EXERCISE GOAL
Retype word for word the first line of the listing and each line after it up to the line with "(head) at (157,311);", with the pictures taken out.
:::::
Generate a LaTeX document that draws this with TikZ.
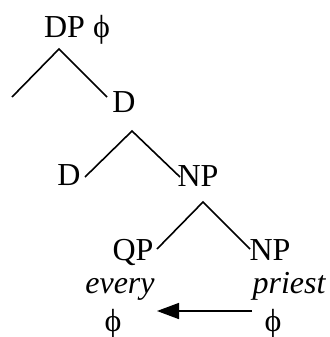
\documentclass[tikz,border=0pt]{standalone}
\usepackage{fontspec}
\setmainfont{Liberation Serif}
\usetikzlibrary{positioning, arrows.meta}

\tikzset{
	lbl/.style={font=\fontsize{16}{19}\selectfont, inner sep=0pt, anchor=base},
	branch/.style={line width=0.8pt},
	move/.style={line width=0.8pt, -{Triangle[length=11pt, width=8pt]}}
}

\begin{document}
\begin{tikzpicture}[x=0.5pt, y=-0.5pt]
		\useasboundingbox (0,0) rectangle (329,337);
		% labels
		\node[lbl] (DP) at (77,37) {DP ϕ};
		\node[lbl] (Dbar) at (124,112) {D};
		\node[lbl] (D) at (69,185) {D};
		\node[lbl] (NP) at (198,186) {NP};
		\node[lbl] (QP) at (133,260) {QP};
		\node[lbl] (NPlow) at (270,260) {NP};
		\node[lbl] (every) at (120,293) {\itshape every};
		\node[lbl] (priest) at (289,293) {\itshape priest};
		\node[lbl] (phiL) at (113,331) {ϕ};
		\node[lbl] (phiR) at (273,331) {ϕ};
		
		% branching points
		\coordinate (top) at (59,49);
		\coordinate (topL) at (12,97);
		\coordinate (topR) at (107,97);
		\coordinate (mid) at (132,131);
		\coordinate (midL) at (85,177);
		\coordinate (midR) at (180,177);
		\coordinate (low) at (203,202);
		\coordinate (lowL) at (157,249);
		\coordinate (lowR) at (250,249);
		\coordinate (tail) at (252,311);
		\coordinate (head) at (157,311);
		
		\draw[branch] (topL) -- (top) -- (topR);
		\draw[branch] (midL) -- (mid) -- (midR);
		\draw[branch] (lowL) -- (low) -- (lowR);
		\draw[move] (tail) -- (head);
\end{tikzpicture}
\end{document}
:::::
EXERCISE RESULT
Generate a LaTeX document that draws this with TikZ.
\documentclass[tikz,border=0pt]{standalone}
\usepackage{fontspec}
\setmainfont{Liberation Serif}
\usetikzlibrary{positioning, arrows.meta}

\tikzset{
	lbl/.style={font=\fontsize{16}{19}\selectfont, inner sep=0pt, anchor=base},
	branch/.style={line width=0.8pt},
	move/.style={line width=0.8pt, -{Triangle[length=11pt, width=8pt]}}
}

\begin{document}
\begin{tikzpicture}[x=0.5pt, y=-0.5pt]
		\useasboundingbox (0,0) rectangle (329,337);
		% labels
		\node[lbl] (DP) at (77,37) {DP ϕ};
		\node[lbl] (Dbar) at (124,112) {D};
		\node[lbl] (D) at (69,185) {D};
		\node[lbl] (NP) at (198,186) {NP};
		\node[lbl] (QP) at (133,260) {QP};
		\node[lbl] (NPlow) at (270,260) {NP};
		\node[lbl] (every) at (120,293) {\itshape every};
		\node[lbl] (priest) at (289,293) {\itshape priest};
		\node[lbl] (phiL) at (113,331) {ϕ};
		\node[lbl] (phiR) at (273,331) {ϕ};
		
		% branching points
		\coordinate (top) at (59,49);
		\coordinate (topL) at (12,97);
		\coordinate (topR) at (107,97);
		\coordinate (mid) at (132,131);
		\coordinate (midL) at (85,177);
		\coordinate (midR) at (180,177);
		\coordinate (low) at (203,202);
		\coordinate (lowL) at (157,249);
		\coordinate (lowR) at (250,249);
		\coordinate (tail) at (252,311);
		\coordinate (head) at (157,311);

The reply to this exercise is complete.